#### Problem requirements:
Work out the number of lines in the records that include the word "code"; reply with that number alone.
------ Excerpted data ------
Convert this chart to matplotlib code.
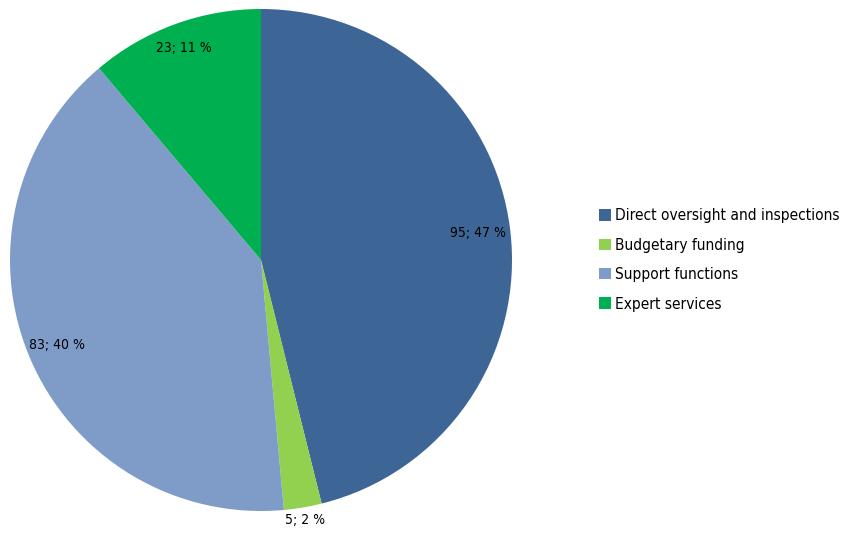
import numpy as np
import matplotlib.pyplot as plt
from matplotlib.patches import Patch

plt.rcParams['font.family'] = ['DejaVu Sans']
plt.rcParams['font.stretch'] = 'condensed'

categories = ['Direct oversight and inspections', 'Budgetary funding',
              'Support functions', 'Expert services']
values = [95, 5, 83, 23]
labels = ['95; 47 %', '5; 2 %', '83; 40 %', '23; 11 %']
colors = ['#3D6596', '#92D050', '#7F9CC8', '#00B050']
label_r = [0.87, 1.05, 0.88, 0.90]

fig = plt.figure(figsize=(8.45, 5.33), dpi=100)
ax = fig.add_axes([10/845, 22/533, 502/845, 502/533])

wedges, _ = ax.pie(values, colors=colors, startangle=90, counterclock=False,
                   radius=1, wedgeprops=dict(linewidth=0))
ax.set_xlim(-1, 1)
ax.set_ylim(-1, 1)
ax.set_aspect('equal')

for w, lab, r in zip(wedges, labels, label_r):
    ang = np.deg2rad((w.theta1 + w.theta2) / 2)
    ax.text(r * np.cos(ang), r * np.sin(ang), lab, ha='center', va='center',
            fontsize=10, color='black')

handles = [Patch(facecolor=c, edgecolor='none') for c in colors]
fig.legend(handles, categories, loc='center left', bbox_to_anchor=(599/845, 1 - 260/533),
           frameon=False, fontsize=11.1, handlelength=0.75, handleheight=0.75,
           handletextpad=0.3, labelspacing=0.93, borderpad=0, borderaxespad=0)

fig.savefig('out.png', dpi=100)
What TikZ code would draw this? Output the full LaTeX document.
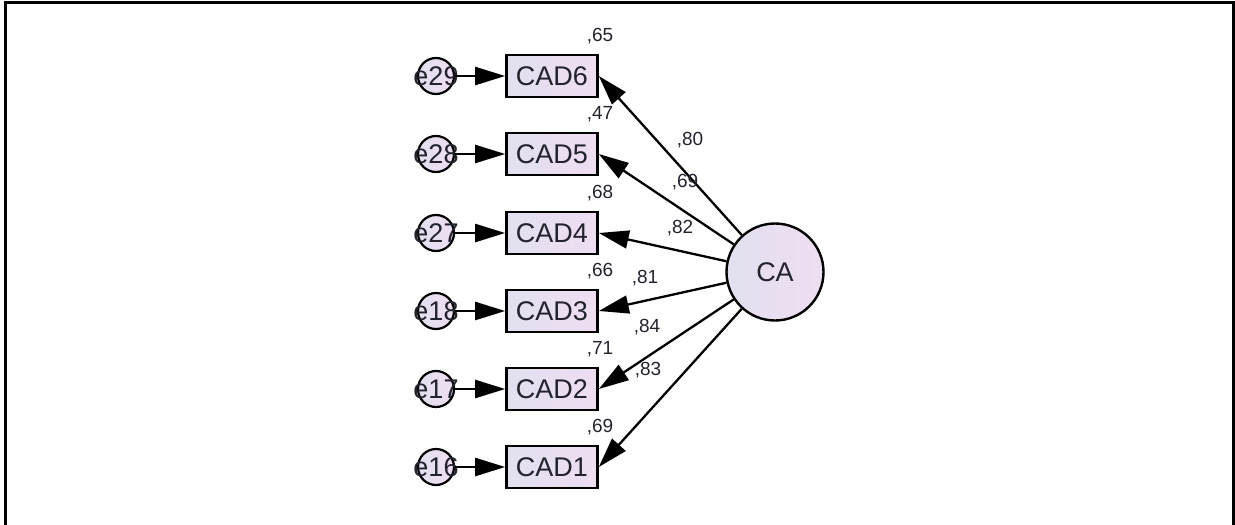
------
#### Result:
2